A note on Carbonation

Carbonating a beer today, I realized something about priming sugar calculation.  I’ve been using the priming sugar calculator at Brewer’s Friend and like all, it asks for the temperature of the beer.

Beer, as it ferments, produces carbon dioxide.  In fact, fermented beer is a saturated carbon dioxide solution.  As beer warms, carbon dioxide becomes less soluble and is driven off, a fact that explains why sometimes the airlock on a finished beer will start to bubble again if a beer is allowed to warm.  If the beer warms then cools, if the cooling is not extensive, it may not take up the carbon dioxide into solution again or it may dissolve air instead.  Either way, the warmed beer doesn’t have as much CO2 in solution as it had before warming.

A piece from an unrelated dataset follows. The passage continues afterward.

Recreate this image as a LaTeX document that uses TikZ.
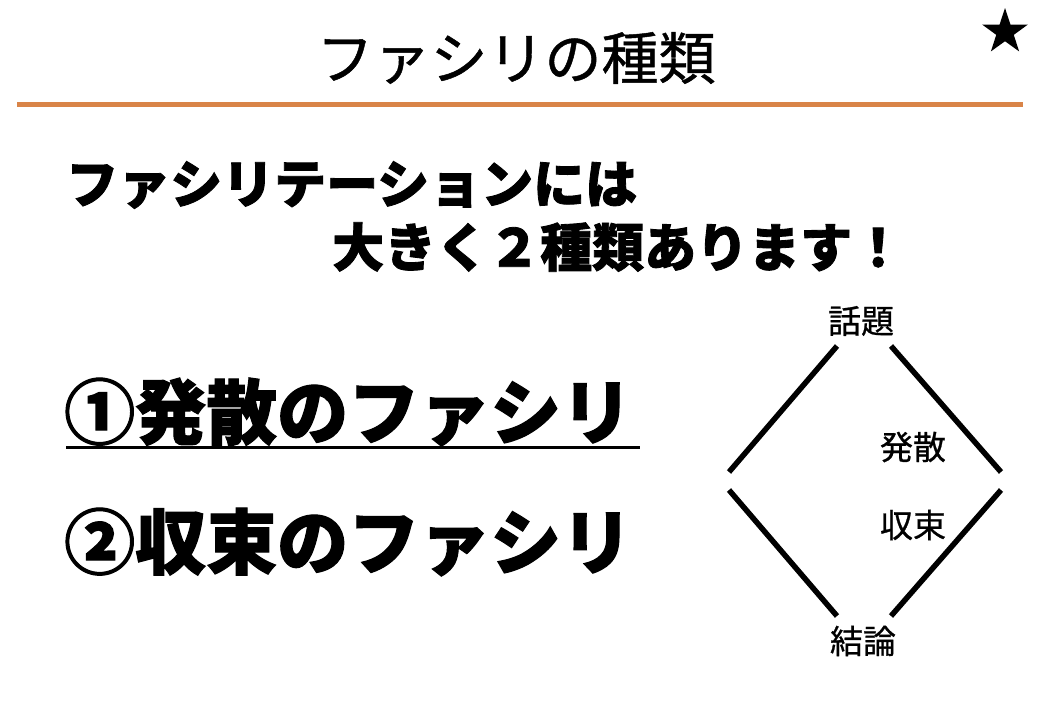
\documentclass[tikz,border=0pt]{standalone}
\usepackage{fontspec}
\setmainfont{Noto Sans CJK JP}
\newfontfamily\heavyfont[BoldFeatures={FakeBold=1.6}]{Noto Sans CJK JP}
\newfontfamily\mediumfont[FakeBold=0.8]{Noto Sans CJK JP}
\usetikzlibrary{positioning, shapes.geometric}
\definecolor{rulecolor}{RGB}{217,132,72}

\begin{document}
\begin{tikzpicture}[x=1pt, y=-1pt,
  heading/.style={font=\fontsize{52}{56}\selectfont\heavyfont\bfseries, anchor=west, inner sep=0pt},
  bigitem/.style={font=\fontsize{71}{75}\selectfont\heavyfont\bfseries, anchor=west, inner sep=0pt},
  steplabel/.style={font=\fontsize{33}{36}\selectfont\mediumfont, inner sep=0pt},
  diamondline/.style={line width=5.5pt}]
  \useasboundingbox (0,0) rectangle (1040,720);

  % Title
  \node[font=\fontsize{57}{60}\selectfont\mediumfont, inner sep=0pt] (title) at (516,58) {ファシリの種類};
  \node[star, star points=5, star point ratio=2.6, fill=black, minimum size=48pt, inner sep=0pt] (mark) at (1005,32) {};
  \draw[rulecolor, line width=5pt] (17,104) -- (1023,104);

  % Lead text
  \node[heading] (lead1) at (66,185) {ファシリテーションには};
  \node[heading] (lead2) at (332,247) {大きく２種類あります！};

  % Two kinds
  \node[bigitem] (kind1) at (64,412) {①発散のファシリ};
  \node[bigitem] (kind2) at (64,542) {②収束のファシリ};
  \draw[line width=3pt] (66,447) -- (640,447);

  % Diamond
  \node[steplabel] (topic) at (861,321) {話題};
  \node[steplabel] (goal) at (863,641) {結論};
  \node[steplabel] (diverge) at (913,447) {発散};
  \node[steplabel] (converge) at (913,525) {収束};
  \coordinate (tl) at (837,346);
  \coordinate (tr) at (891,346);
  \coordinate (bl) at (837,616);
  \coordinate (br) at (891,616);
  \coordinate (lu) at (729,472);
  \coordinate (ld) at (729,490);
  \coordinate (ru) at (1001,472);
  \coordinate (rd) at (1001,490);
  \draw[diamondline] (tl) -- (lu);
  \draw[diamondline] (tr) -- (ru);
  \draw[diamondline] (ld) -- (bl);
  \draw[diamondline] (rd) -- (br);
\end{tikzpicture}
\end{document}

The priming sugar calculator calculates based on two values, the amount of CO2 predicted to be in solution at the given temperature and the amount of additional CO2 produced by the yeast.  The yeast are going to produce about the same amount of gas regardless, it’s the dissolved CO2 that’s the critical variable.  If the beer has been warmed, then cooled, and you base your calculations on the cooler temperature, you may under-carbonate your beer.

More importantly, knowing how the calculators work, I let my lagers warm to room temperature, then calculate priming sugar additions and bottle.  I don’t get overcarbonated lagers any more.